The Void of Liberty: The Gap Between Legality and Morality
In the modern architecture of society, freedom has been quietly redefined. It is no longer understood as the capacity to pursue the good, but rather as the sheer availability of choices that the law does not prohibit. Liberty, in this contemporary sense, resides in the widening gap between legality and morality—the space where an individual can say, "I have the right to do this," regardless of whether it is the right thing to do.

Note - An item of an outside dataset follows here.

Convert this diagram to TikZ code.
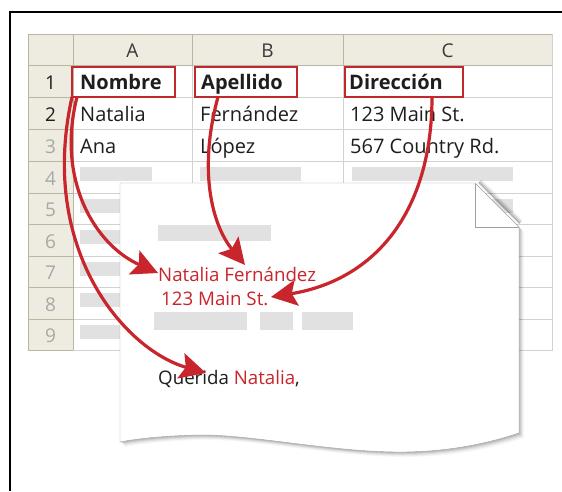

The Expansion of the Amoral
This form of freedom thrives on the laxity of moral rules. As traditional social constraints recede, the sphere of permissible action expands. The individual feels most free when the law is silent and moral judgment is suspended. The marketplace of choices—whether in consumption, behavior, or expression—becomes the primary arena of liberty. In this paradigm, the only sin is the violation of statute; all else is mere preference. Consequently, the citizen is transformed into a consumer of actions, equating the absence of legal prohibition with the presence of moral validity.
The Conservative Reaction
However, this moral vacuum creates a profound societal anxiety. The stripping away of shared moral frameworks leaves a void that legal permissions cannot fill. It is here that the paradox of modern politics takes root. The very laxity that enhances the sense of individual freedom lays the groundwork for a fierce social conservatism.
Sensing the dissolution of community cohesion, voters often turn to the right of the political spectrum, seeking a restoration of order and values. Political actors effectively monetize this anxiety, offering moral rigidity as a balm for the chaos of "anything goes" liberalism.
The Economic Trade-off
This dynamic culminates in a cruel irony. The electorate, driven by a desire to close the gap between the legal and the moral, frequently supports political forces that promise cultural restoration. In doing so, they often endorse economic platforms that undermine their own material interests. The promise of moral solidarity becomes a smokescreen for deregulation and wealth concentration. Thus, the modern definition of freedom creates a cycle where the hunger for meaning is fed by voting for the architects of one's own economic disenfranchisement.